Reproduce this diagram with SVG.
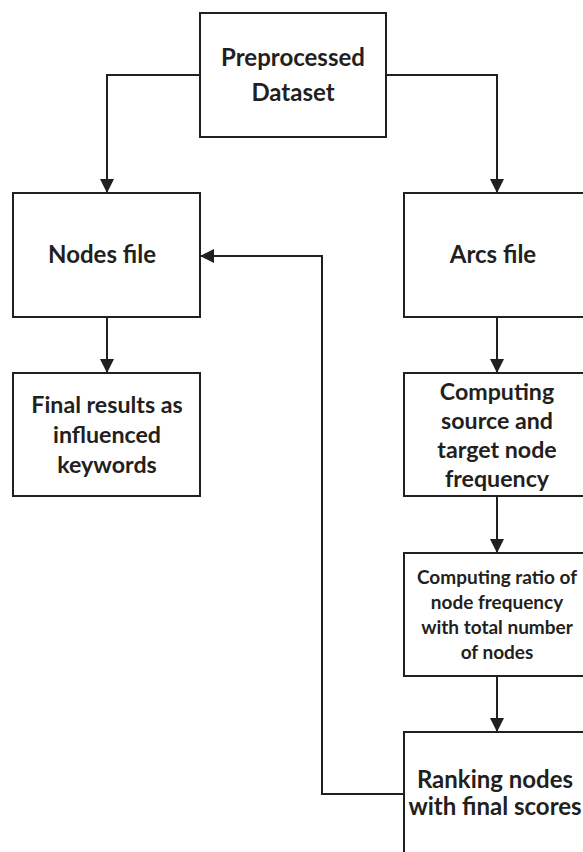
<svg xmlns="http://www.w3.org/2000/svg" width="583" height="852" viewBox="0 0 583 852">
<style>
.box{fill:#fff;stroke:#231f20;stroke-width:2}
.t{font-family:Lato,"Open Sans","Liberation Sans",sans-serif;font-weight:bold;fill:#231f20;text-anchor:middle}
.l{font-size:24px}
.m{font-size:23.2px}
.s{font-size:19px}
.c{fill:none;stroke:#231f20;stroke-width:2}
</style>
<defs>
<marker id="ah" viewBox="0 0 14 14" refX="14" refY="7" markerWidth="14" markerHeight="14" markerUnits="userSpaceOnUse" orient="auto">
<path d="M0,0 L14,7 L0,14 Z" fill="#231f20"/>
</marker>
</defs>
<rect width="583" height="852" fill="#fff"/>
<g id="connectors">
<path class="c" d="M200,75 H107 V193" marker-end="url(#ah)"/>
<path class="c" d="M386,75 H497 V193" marker-end="url(#ah)"/>
<path class="c" d="M107,317 V373" marker-end="url(#ah)"/>
<path class="c" d="M497,317 V373" marker-end="url(#ah)"/>
<path class="c" d="M497,496 V553" marker-end="url(#ah)"/>
<path class="c" d="M497,676 V732" marker-end="url(#ah)"/>
<path class="c" d="M404,794 H322 V256 H200" marker-end="url(#ah)"/>
</g>
<g id="preprocessed">
<rect class="box" x="200" y="13" width="186" height="124"/>
<text class="t l" x="293" y="66">Preprocessed</text>
<text class="t l" x="293" y="101">Dataset</text>
</g>
<g id="nodes-file">
<rect class="box" x="13" y="193" width="187" height="124"/>
<text class="t l" x="102" y="263">Nodes file</text>
</g>
<g id="final-results">
<rect class="box" x="13" y="373" width="187" height="123"/>
<text class="t m" x="107" y="413">Final results as</text>
<text class="t m" x="107" y="443">influenced</text>
<text class="t m" x="107" y="473">keywords</text>
</g>
<g id="arcs-file">
<rect class="box" x="404" y="193" width="187" height="124"/>
<text class="t l" x="493" y="263">Arcs file</text>
</g>
<g id="computing-source">
<rect class="box" x="404" y="373" width="187" height="123"/>
<text class="t m" x="497" y="400">Computing</text>
<text class="t m" x="497" y="429">source and</text>
<text class="t m" x="497" y="458">target node</text>
<text class="t m" x="497" y="487">frequency</text>
</g>
<g id="computing-ratio">
<rect class="box" x="404" y="553" width="187" height="123"/>
<text class="t s" x="497" y="584">Computing ratio of</text>
<text class="t s" x="497" y="609">node frequency</text>
<text class="t s" x="497" y="634">with total number</text>
<text class="t s" x="497" y="659">of nodes</text>
</g>
<g id="ranking">
<rect class="box" x="404" y="732" width="187" height="140"/>
<text class="t l" x="495" y="788">Ranking nodes</text>
<text class="t l" x="495" y="815">with final scores</text>
</g>
</svg>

→ Task objective
Output the data exactly. Pictures don't belong in the result.

→ Solution for this task
Reproduce this diagram with SVG.
<svg xmlns="http://www.w3.org/2000/svg" width="583" height="852" viewBox="0 0 583 852">
<style>
.box{fill:#fff;stroke:#231f20;stroke-width:2}
.t{font-family:Lato,"Open Sans","Liberation Sans",sans-serif;font-weight:bold;fill:#231f20;text-anchor:middle}
.l{font-size:24px}
.m{font-size:23.2px}
.s{font-size:19px}
.c{fill:none;stroke:#231f20;stroke-width:2}
</style>
<defs>
<marker id="ah" viewBox="0 0 14 14" refX="14" refY="7" markerWidth="14" markerHeight="14" markerUnits="userSpaceOnUse" orient="auto">
<path d="M0,0 L14,7 L0,14 Z" fill="#231f20"/>
</marker>
</defs>
<rect width="583" height="852" fill="#fff"/>
<g id="connectors">
<path class="c" d="M200,75 H107 V193" marker-end="url(#ah)"/>
<path class="c" d="M386,75 H497 V193" marker-end="url(#ah)"/>
<path class="c" d="M107,317 V373" marker-end="url(#ah)"/>
<path class="c" d="M497,317 V373" marker-end="url(#ah)"/>
<path class="c" d="M497,496 V553" marker-end="url(#ah)"/>
<path class="c" d="M497,676 V732" marker-end="url(#ah)"/>
<path class="c" d="M404,794 H322 V256 H200" marker-end="url(#ah)"/>
</g>
<g id="preprocessed">
<rect class="box" x="200" y="13" width="186" height="124"/>
<text class="t l" x="293" y="66">Preprocessed</text>
<text class="t l" x="293" y="101">Dataset</text>
</g>
<g id="nodes-file">
<rect class="box" x="13" y="193" width="187" height="124"/>
<text class="t l" x="102" y="263">Nodes file</text>
</g>
<g id="final-results">
<rect class="box" x="13" y="373" width="187" height="123"/>
<text class="t m" x="107" y="413">Final results as</text>
<text class="t m" x="107" y="443">influenced</text>
<text class="t m" x="107" y="473">keywords</text>
</g>
<g id="arcs-file">
<rect class="box" x="404" y="193" width="187" height="124"/>
<text class="t l" x="493" y="263">Arcs file</text>
</g>
<g id="computing-source">
<rect class="box" x="404" y="373" width="187" height="123"/>
<text class="t m" x="497" y="400">Computing</text>
<text class="t m" x="497" y="429">source and</text>
<text class="t m" x="497" y="458">target node</text>
<text class="t m" x="497" y="487">frequency</text>
</g>
<g id="computing-ratio">
<rect class="box" x="404" y="553" width="187" height="123"/>
<text class="t s" x="497" y="584">Computing ratio of</text>
<text class="t s" x="497" y="609">node frequency</text>
<text class="t s" x="497" y="634">with total number</text>
<text class="t s" x="497" y="659">of nodes</text>
</g>
<g id="ranking">
<rect class="box" x="404" y="732" width="187" height="140"/>
<text class="t l" x="495" y="788">Ranking nodes</text>
<text class="t l" x="495" y="815">with final scores</text>
</g>
</svg>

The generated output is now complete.